Vervanging huidige telefooncentrale De huidige telefooncentrale van de provincie Groningen is 10 jaar oud. De leverancier wil het systeem alleen nog onderhouden als er een opwaardering plaatsvindt. Deze revisie kost ongeveer ƒ 1.7 miljoen of te wel e 771.426. Aangezien de ouderdom, de risico's die daardoor optreden en de investering voor een nieuwe installatie in dezelfde ordegrootte ligt, is een dergelijke uitgave niet meer verantwoord. Daarmee valt de keuze op het vervangen van de huidige telefooncentrale door een nieuwe. 64-1
Visie De provincie Groningen als bestuurslaag richt zich steeds meer op samenwerking met externe partijen. Zij moet alert inspelen op maatschappelijke vraagstukken, het leveren van maatwerk en het interactief betrekken van burgers en organisaties bij beleidsprocessen. Als afgeleide hiervan heeft de projectgroep de onderstaande visie op telecommunicatie voor de provincie Groningen vastgesteld: ”Telecommunicatie is als ondersteunend middel voor de provincie Groningen van essentieel belang voor zowel de interne communicatie als de externe communicatie met klanten en andere relaties”.
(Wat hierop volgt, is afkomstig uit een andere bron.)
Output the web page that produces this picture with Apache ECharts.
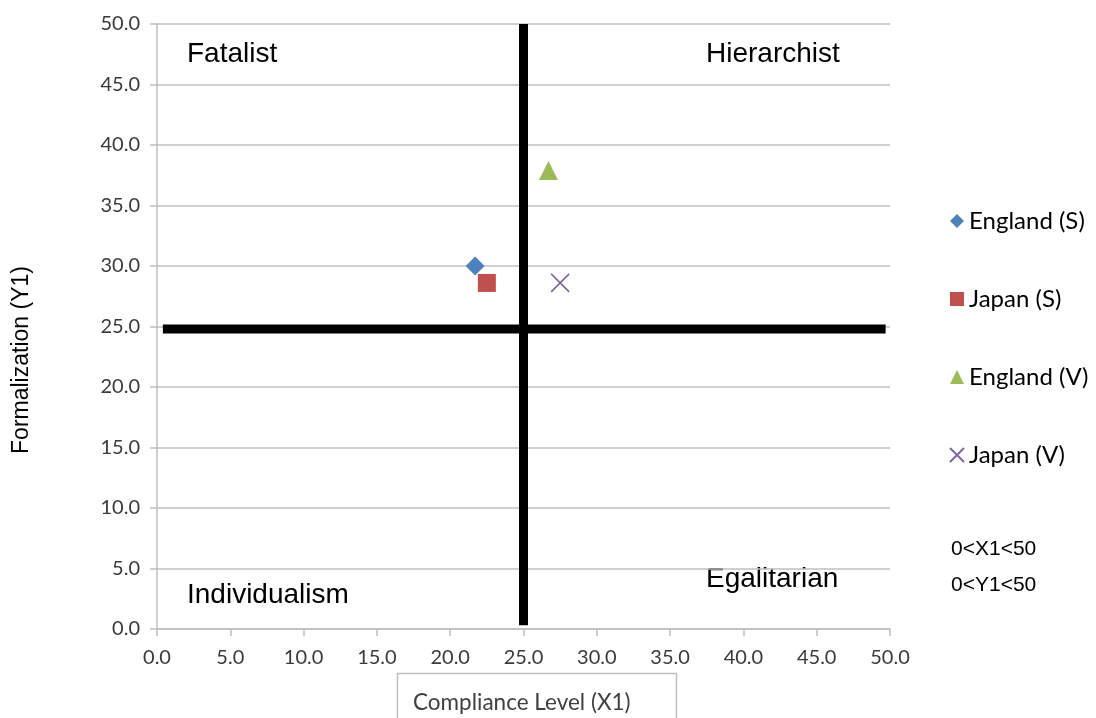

Strategie Uit de hierboven genoemde visie zijn voor onze organisatie vanuit de telecommunicatie vier belangrijke aandachtsgebieden te halen. Deze zijn: 1. Hoge beschikbaarheid (bereikbaarheid). Om onze klanten en relaties optimaal ten dienste te staan is het noodzakelijk informatie met een hoge beschikbaarheid en een lage drempel aan te bieden. De organisatie moet daarvoor over dusdanige faciliteiten beschikken dat kan worden voldaan aan een hoge mate van beschikbaarheid, een grote flexibiliteit, toekomstvastheid en inzicht in de prestaties van het systeem en wensen van haar gebruikers. 2. Laagdrempelige informatiebeschikbaarheid Klantvriendelijkheid en klantgerichtheid zijn voorwaarden en uitgangspunten voor een goede communicatie. Daarom is het van belang dat de techniek altijd functioneert en dat de gebruikers faciliteiten worden geboden waardoor zij die beschikbaarheid waar kunnen maken. Hierbij valt te denken aan faciliteiten tijdens werktijden en daarbuiten. Tevens is het van belang dat zij hun werkzaamheden snel en doeltreffend kunnen doen en dus steeds de beschikking hebben over relevante informatie, ook daar waar de uitwisseling van informatie gekoppeld is aan een individuele medewerker. 3. Flexibiliteit en toekomstvastheid De provincie moet de snel veranderende maatschappij en de veranderende klant kunnen blijven volgen. Dit vraagt om een flexibele organisatie (o.a. projectgeoriënteerd) en aanverwante middelen. De telecommunicatiemiddelen moeten daarom eenvoudig herconfigureerbaar, toekomstvast en flexibel in te zetten zijn. 4. Inzicht in prestaties Decentrale verantwoordelijkheid vraagt om decentrale sturing en decentraal beschikbare informatie (b.v. systemen waarin alle relevantie gegevens staan m.b.t. milieu). Het is daarom van belang dat er te allen tijde een compleet beeld bestaat van het presteren van mensen en middelen. Buiten de noodzaak op decentraal niveau is uiteraard de beschikbaarheid van dergelijke informatie op centraal niveau ook van groot belang.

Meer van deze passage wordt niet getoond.